What you have to do:
Pictures stay out of the copy; set down each line of the listing below exactly.

Excerpted data:
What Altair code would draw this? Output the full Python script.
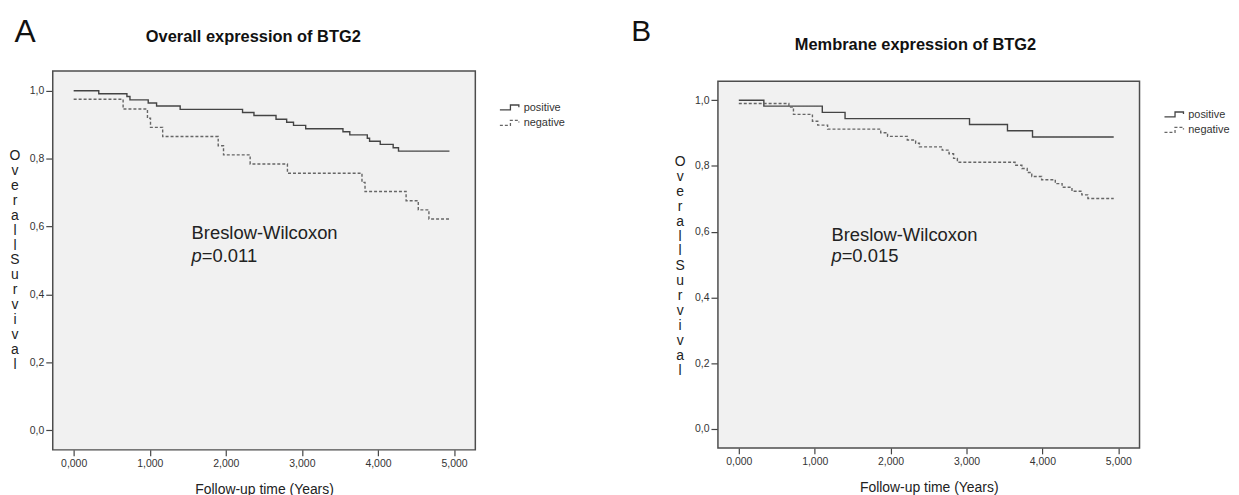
import altair as alt
import pandas as pd

FONT = "Liberation Sans"
GROUPS = ["positive", "negative"]
X_TICKS = [0, 1, 2, 3, 4, 5]
Y_TICKS = [0.0, 0.2, 0.4, 0.6, 0.8, 1.0]
Y_TITLE = list("Overall") + list("Survival")

# Panel A: Overall expression of BTG2
A_POS_T = [0, 0.33, 0.70, 0.74, 0.98, 1.09, 1.40, 2.22, 2.37, 2.66, 2.80, 2.89, 3.05, 3.54, 3.63, 3.86, 3.89, 4.03, 4.20, 4.27, 4.94]
A_POS_S = [1.0, 0.991, 0.983, 0.973, 0.964, 0.955, 0.945, 0.936, 0.927, 0.916, 0.907, 0.898, 0.888, 0.879, 0.870, 0.860, 0.851, 0.842, 0.832, 0.822, 0.822]
A_NEG_T = [0, 0.65, 0.97, 1.01, 1.17, 1.90, 1.97, 2.32, 2.81, 3.79, 3.83, 4.37, 4.53, 4.67, 4.94]
A_NEG_S = [0.975, 0.946, 0.919, 0.892, 0.865, 0.838, 0.811, 0.784, 0.757, 0.730, 0.703, 0.676, 0.649, 0.622, 0.622]

# Panel B: Membrane expression of BTG2
B_POS_T = [0, 0.33, 1.10, 1.40, 3.04, 3.54, 3.87, 4.94]
B_POS_S = [1.0, 0.982, 0.963, 0.944, 0.926, 0.907, 0.888, 0.888]
B_NEG_T = [0, 0.66, 0.72, 0.97, 1.04, 1.17, 1.87, 1.96, 2.22, 2.33, 2.38, 2.68, 2.77, 2.83, 2.88,
           3.64, 3.73, 3.80, 3.86, 3.99, 4.17, 4.26, 4.39, 4.52, 4.60, 4.94]
B_NEG_S = [0.990, 0.979, 0.957, 0.936, 0.924, 0.912, 0.901, 0.890, 0.879, 0.869, 0.858, 0.848, 0.837, 0.823, 0.811,
           0.802, 0.792, 0.780, 0.768, 0.758, 0.746, 0.735, 0.723, 0.712, 0.701, 0.701]

TITLES = ["Overall expression of BTG2", "Membrane expression of BTG2"]
LETTERS = ["A", "B"]
TEST_NAME = "Breslow-Wilcoxon"
P_TEXT = ["=0.011", "=0.015"]

X_DOMAIN = [-0.275, 5.28]

LEGEND_PATH = "M-1.4,0.3H0.1V-0.4H1.3V-0.1"


def panel(pos_t, pos_s, neg_t, neg_s, title, letter, ptext, w, h, lay):
    df = pd.DataFrame({
        "t": pos_t + neg_t,
        "s": pos_s + neg_s,
        "group": ["positive"] * len(pos_t) + ["negative"] * len(neg_t),
    })
    xax = alt.Axis(values=X_TICKS, format=".3f", labelExpr="replace(datum.label, '.', ',')",
                   title="Follow-up time (Years)", titleFontSize=14, titlePadding=13,
                   tickSize=6, labelPadding=3, labelFontSize=10.5)
    yax = alt.Axis(values=Y_TICKS, format=".1f", labelExpr="replace(datum.label, '.', ',')",
                   title=Y_TITLE, titleAngle=0, titleX=-38.5, titleY=lay["ytitle_y"],
                   titleAlign="center", titleBaseline="middle", titleFontSize=14,
                   titleLineHeight=15, tickSize=7, labelPadding=2, labelFontSize=10.5)
    xs = alt.Scale(domain=X_DOMAIN, nice=False, zero=False)
    ys = alt.Scale(domain=lay["y_domain"], nice=False, zero=False)
    X = alt.X("t:Q", scale=xs, axis=xax)
    Y = alt.Y("s:Q", scale=ys, axis=yax)
    leg = alt.Legend(orient="none", legendX=lay["leg_x"], legendY=lay["leg_y"],
                     symbolType=LEGEND_PATH, symbolSize=200, symbolStrokeWidth=1.3,
                     symbolFillColor="transparent", labelFontSize=11, labelFont=FONT,
                     labelColor="#333", labelOffset=6, rowPadding=2.5, padding=0)
    head_df = pd.DataFrame({"lab": [letter], "title": [title]})

    frame = alt.Chart(head_df).mark_rect(
        fill="#f1f1f1", stroke="#4d4d4d", strokeWidth=1.5
    ).encode(x=alt.value(0), x2=alt.value(w), y=alt.value(lay["frame_top"]), y2=alt.value(h))

    lines = alt.Chart(df).mark_line(interpolate="step-after", strokeWidth=1.4).encode(
        x=X, y=Y,
        color=alt.Color("group:N", title=None,
                        scale=alt.Scale(domain=GROUPS, range=["#444444", "#666666"]), legend=leg),
        strokeDash=alt.StrokeDash("group:N", title=None,
                                  scale=alt.Scale(domain=GROUPS, range=[[1, 0], [3, 2]]), legend=leg),
    )
    letter_mark = alt.Chart(head_df).mark_text(
        align="left", baseline="alphabetic", fontSize=lay["letter_size"], font=FONT, color="#111"
    ).encode(x=alt.value(lay["letter_x"]), y=alt.value(lay["letter_y"]), text="lab:N")
    title_mark = alt.Chart(head_df).mark_text(
        align="center", baseline="alphabetic", fontSize=16.5, fontWeight="bold", font=FONT, color="#111"
    ).encode(x=alt.value(lay["title_x"]), y=alt.value(lay["title_y"]), text="title:N")

    ann_df = pd.DataFrame({"t": [lay["ann_t"]], "s": [lay["ann_s"]], "lab": [TEST_NAME]})
    ann = alt.Chart(ann_df).mark_text(
        align="left", baseline="middle", fontSize=18.5, font=FONT, color="#222"
    ).encode(x=X, y=Y, text="lab:N")

    p_df = pd.DataFrame({"t": [lay["ann_t"]], "s": [lay["p_s"]], "lab": ["p"], "rest": [ptext]})
    p_it = alt.Chart(p_df).mark_text(
        align="left", baseline="middle", fontSize=18.5, font=FONT, fontStyle="italic", color="#222"
    ).encode(x=X, y=Y, text="lab:N")
    p_rest = alt.Chart(p_df).mark_text(
        align="left", baseline="middle", fontSize=18.5, font=FONT, color="#222", dx=10.3
    ).encode(x=X, y=Y, text="rest:N")

    return alt.layer(frame, lines, letter_mark, title_mark, ann, p_it, p_rest).properties(
        width=w, height=h
    )


# A: plot 425 x 381, frame fills the whole plot area
lay_a = dict(y_domain=[-0.058, 1.058], frame_top=0, ytitle_y=85,
             leg_x=451.6, leg_y=29, letter_size=32, letter_x=-38.5, letter_y=-29.7,
             title_x=201.7, title_y=-29, ann_t=1.55, ann_s=0.580, p_s=0.513)
# B: plot area starts level with A; its frame starts 10.3 px lower
lay_b = dict(y_domain=[-0.058, 1.0887], frame_top=10.3, ytitle_y=91,
             leg_x=451, leg_y=36, letter_size=30, letter_x=-87.3, letter_y=-30.7,
             title_x=198.7, title_y=-20.7, ann_t=1.22, ann_s=0.59, p_s=0.526)

pa = panel(A_POS_T, A_POS_S, A_NEG_T, A_NEG_S, TITLES[0], LETTERS[0], P_TEXT[0], 425, 381, lay_a)
pb = panel(B_POS_T, B_POS_S, B_NEG_T, B_NEG_S, TITLES[1], LETTERS[1], P_TEXT[1], 424, 379, lay_b)

chart = alt.hconcat(pa, pb, spacing=64).resolve_scale(
    color="independent", strokeDash="independent"
).properties(
    padding={"left": 0, "top": 5, "right": 0, "bottom": 0},
    background="white",
).configure_view(
    fill="transparent", stroke="transparent"
).configure_axis(
    domain=False, grid=False, tickColor="#444444", tickWidth=1.2,
    labelColor="#333333", titleColor="#222222", labelFont=FONT, titleFont=FONT,
    titleFontWeight="normal"
)

chart.save("out.html", embed_options={"renderer": "svg", "actions": False})
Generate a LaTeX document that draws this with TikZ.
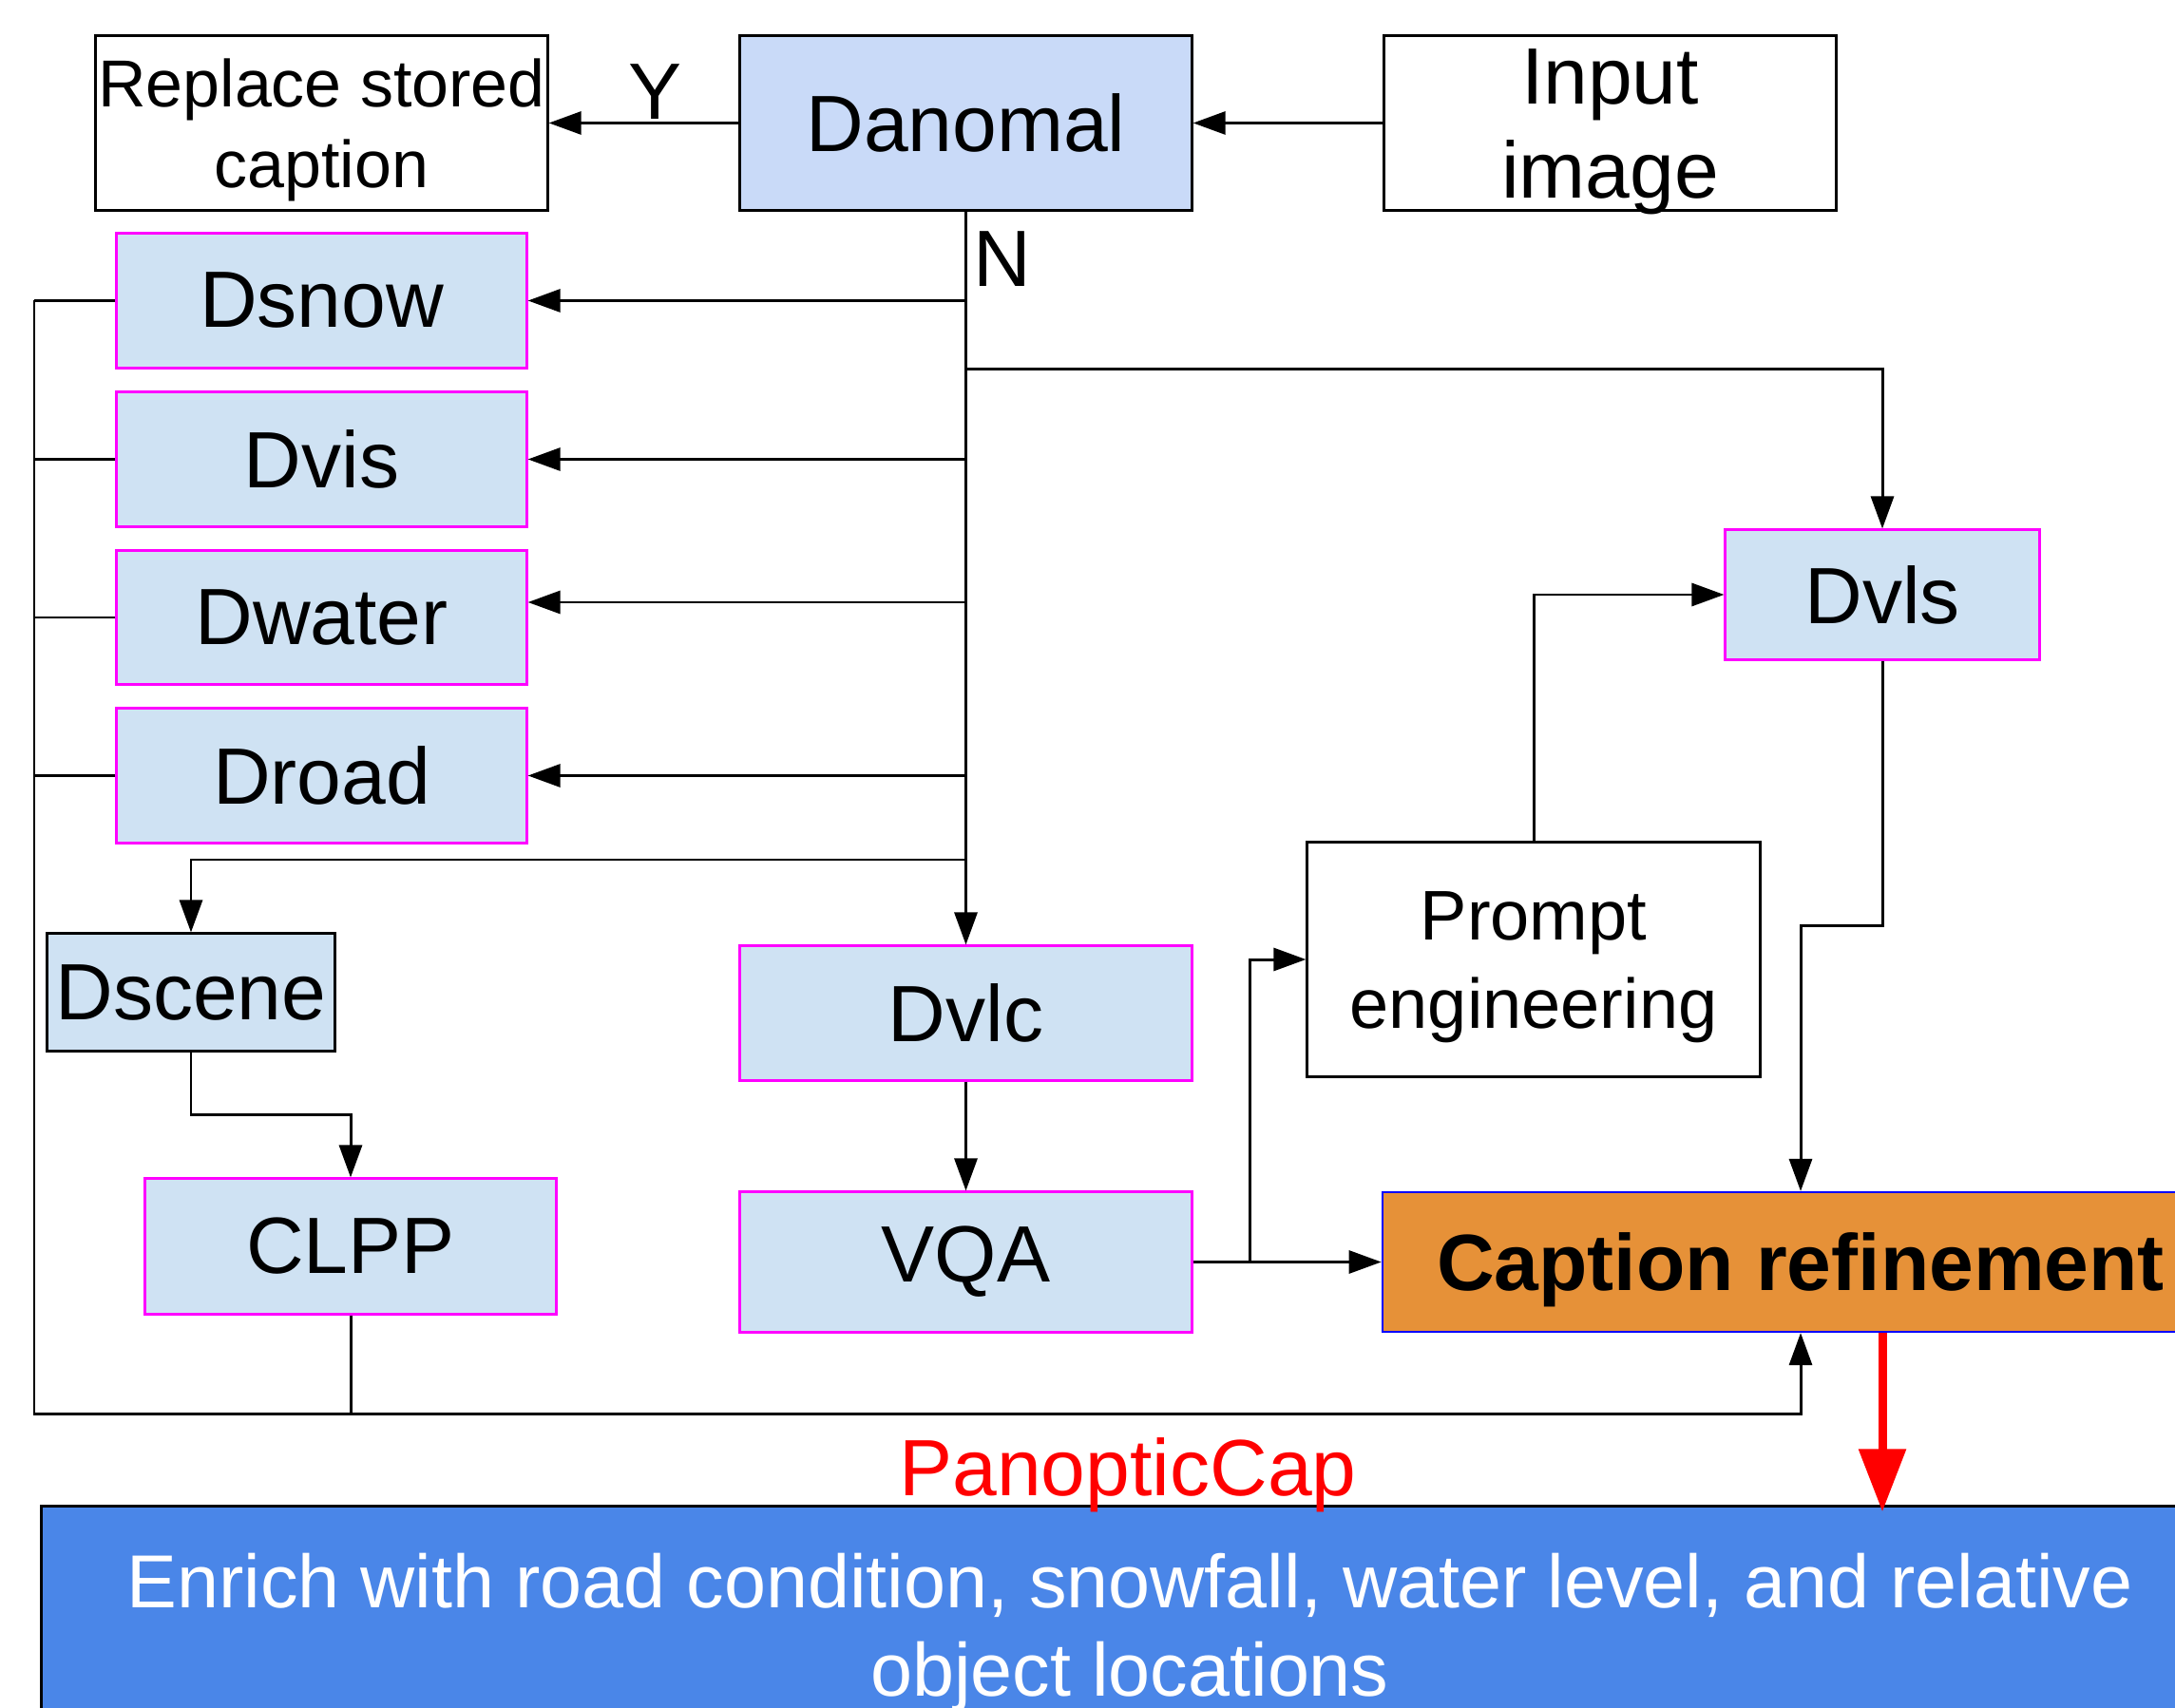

Expected answer:
What Altair code would draw this? Output the full Python script.
import altair as alt
import pandas as pd

FONT = "Liberation Sans"
GROUPS = ["positive", "negative"]
X_TICKS = [0, 1, 2, 3, 4, 5]
Y_TICKS = [0.0, 0.2, 0.4, 0.6, 0.8, 1.0]
Y_TITLE = list("Overall") + list("Survival")

# Panel A: Overall expression of BTG2
A_POS_T = [0, 0.33, 0.70, 0.74, 0.98, 1.09, 1.40, 2.22, 2.37, 2.66, 2.80, 2.89, 3.05, 3.54, 3.63, 3.86, 3.89, 4.03, 4.20, 4.27, 4.94]
A_POS_S = [1.0, 0.991, 0.983, 0.973, 0.964, 0.955, 0.945, 0.936, 0.927, 0.916, 0.907, 0.898, 0.888, 0.879, 0.870, 0.860, 0.851, 0.842, 0.832, 0.822, 0.822]
A_NEG_T = [0, 0.65, 0.97, 1.01, 1.17, 1.90, 1.97, 2.32, 2.81, 3.79, 3.83, 4.37, 4.53, 4.67, 4.94]
A_NEG_S = [0.975, 0.946, 0.919, 0.892, 0.865, 0.838, 0.811, 0.784, 0.757, 0.730, 0.703, 0.676, 0.649, 0.622, 0.622]

# Panel B: Membrane expression of BTG2
B_POS_T = [0, 0.33, 1.10, 1.40, 3.04, 3.54, 3.87, 4.94]
B_POS_S = [1.0, 0.982, 0.963, 0.944, 0.926, 0.907, 0.888, 0.888]
B_NEG_T = [0, 0.66, 0.72, 0.97, 1.04, 1.17, 1.87, 1.96, 2.22, 2.33, 2.38, 2.68, 2.77, 2.83, 2.88,
           3.64, 3.73, 3.80, 3.86, 3.99, 4.17, 4.26, 4.39, 4.52, 4.60, 4.94]
B_NEG_S = [0.990, 0.979, 0.957, 0.936, 0.924, 0.912, 0.901, 0.890, 0.879, 0.869, 0.858, 0.848, 0.837, 0.823, 0.811,
           0.802, 0.792, 0.780, 0.768, 0.758, 0.746, 0.735, 0.723, 0.712, 0.701, 0.701]

TITLES = ["Overall expression of BTG2", "Membrane expression of BTG2"]
LETTERS = ["A", "B"]
TEST_NAME = "Breslow-Wilcoxon"
P_TEXT = ["=0.011", "=0.015"]

X_DOMAIN = [-0.275, 5.28]

LEGEND_PATH = "M-1.4,0.3H0.1V-0.4H1.3V-0.1"


def panel(pos_t, pos_s, neg_t, neg_s, title, letter, ptext, w, h, lay):
    df = pd.DataFrame({
        "t": pos_t + neg_t,
        "s": pos_s + neg_s,
        "group": ["positive"] * len(pos_t) + ["negative"] * len(neg_t),
    })
    xax = alt.Axis(values=X_TICKS, format=".3f", labelExpr="replace(datum.label, '.', ',')",
                   title="Follow-up time (Years)", titleFontSize=14, titlePadding=13,
                   tickSize=6, labelPadding=3, labelFontSize=10.5)
    yax = alt.Axis(values=Y_TICKS, format=".1f", labelExpr="replace(datum.label, '.', ',')",
                   title=Y_TITLE, titleAngle=0, titleX=-38.5, titleY=lay["ytitle_y"],
                   titleAlign="center", titleBaseline="middle", titleFontSize=14,
                   titleLineHeight=15, tickSize=7, labelPadding=2, labelFontSize=10.5)
    xs = alt.Scale(domain=X_DOMAIN, nice=False, zero=False)
    ys = alt.Scale(domain=lay["y_domain"], nice=False, zero=False)
    X = alt.X("t:Q", scale=xs, axis=xax)
    Y = alt.Y("s:Q", scale=ys, axis=yax)
    leg = alt.Legend(orient="none", legendX=lay["leg_x"], legendY=lay["leg_y"],
                     symbolType=LEGEND_PATH, symbolSize=200, symbolStrokeWidth=1.3,
                     symbolFillColor="transparent", labelFontSize=11, labelFont=FONT,
                     labelColor="#333", labelOffset=6, rowPadding=2.5, padding=0)
    head_df = pd.DataFrame({"lab": [letter], "title": [title]})

    frame = alt.Chart(head_df).mark_rect(
        fill="#f1f1f1", stroke="#4d4d4d", strokeWidth=1.5
    ).encode(x=alt.value(0), x2=alt.value(w), y=alt.value(lay["frame_top"]), y2=alt.value(h))

    lines = alt.Chart(df).mark_line(interpolate="step-after", strokeWidth=1.4).encode(
        x=X, y=Y,
        color=alt.Color("group:N", title=None,
                        scale=alt.Scale(domain=GROUPS, range=["#444444", "#666666"]), legend=leg),
        strokeDash=alt.StrokeDash("group:N", title=None,
                                  scale=alt.Scale(domain=GROUPS, range=[[1, 0], [3, 2]]), legend=leg),
    )
    letter_mark = alt.Chart(head_df).mark_text(
        align="left", baseline="alphabetic", fontSize=lay["letter_size"], font=FONT, color="#111"
    ).encode(x=alt.value(lay["letter_x"]), y=alt.value(lay["letter_y"]), text="lab:N")
    title_mark = alt.Chart(head_df).mark_text(
        align="center", baseline="alphabetic", fontSize=16.5, fontWeight="bold", font=FONT, color="#111"
    ).encode(x=alt.value(lay["title_x"]), y=alt.value(lay["title_y"]), text="title:N")

    ann_df = pd.DataFrame({"t": [lay["ann_t"]], "s": [lay["ann_s"]], "lab": [TEST_NAME]})
    ann = alt.Chart(ann_df).mark_text(
        align="left", baseline="middle", fontSize=18.5, font=FONT, color="#222"
    ).encode(x=X, y=Y, text="lab:N")

    p_df = pd.DataFrame({"t": [lay["ann_t"]], "s": [lay["p_s"]], "lab": ["p"], "rest": [ptext]})
    p_it = alt.Chart(p_df).mark_text(
        align="left", baseline="middle", fontSize=18.5, font=FONT, fontStyle="italic", color="#222"
    ).encode(x=X, y=Y, text="lab:N")
    p_rest = alt.Chart(p_df).mark_text(
        align="left", baseline="middle", fontSize=18.5, font=FONT, color="#222", dx=10.3
    ).encode(x=X, y=Y, text="rest:N")

    return alt.layer(frame, lines, letter_mark, title_mark, ann, p_it, p_rest).properties(
        width=w, height=h
    )


# A: plot 425 x 381, frame fills the whole plot area
lay_a = dict(y_domain=[-0.058, 1.058], frame_top=0, ytitle_y=85,
             leg_x=451.6, leg_y=29, letter_size=32, letter_x=-38.5, letter_y=-29.7,
             title_x=201.7, title_y=-29, ann_t=1.55, ann_s=0.580, p_s=0.513)
# B: plot area starts level with A; its frame starts 10.3 px lower
lay_b = dict(y_domain=[-0.058, 1.0887], frame_top=10.3, ytitle_y=91,
             leg_x=451, leg_y=36, letter_size=30, letter_x=-87.3, letter_y=-30.7,
             title_x=198.7, title_y=-20.7, ann_t=1.22, ann_s=0.59, p_s=0.526)

pa = panel(A_POS_T, A_POS_S, A_NEG_T, A_NEG_S, TITLES[0], LETTERS[0], P_TEXT[0], 425, 381, lay_a)
pb = panel(B_POS_T, B_POS_S, B_NEG_T, B_NEG_S, TITLES[1], LETTERS[1], P_TEXT[1], 424, 379, lay_b)

chart = alt.hconcat(pa, pb, spacing=64).resolve_scale(
    color="independent", strokeDash="independent"
).properties(
    padding={"left": 0, "top": 5, "right": 0, "bottom": 0},
    background="white",
).configure_view(
    fill="transparent", stroke="transparent"
).configure_axis(
    domain=False, grid=False, tickColor="#444444", tickWidth=1.2,
    labelColor="#333333", titleColor="#222222", labelFont=FONT, titleFont=FONT,
    titleFontWeight="normal"
)

chart.save("out.html", embed_options={"renderer": "svg", "actions": False})
Generate a LaTeX document that draws this with TikZ.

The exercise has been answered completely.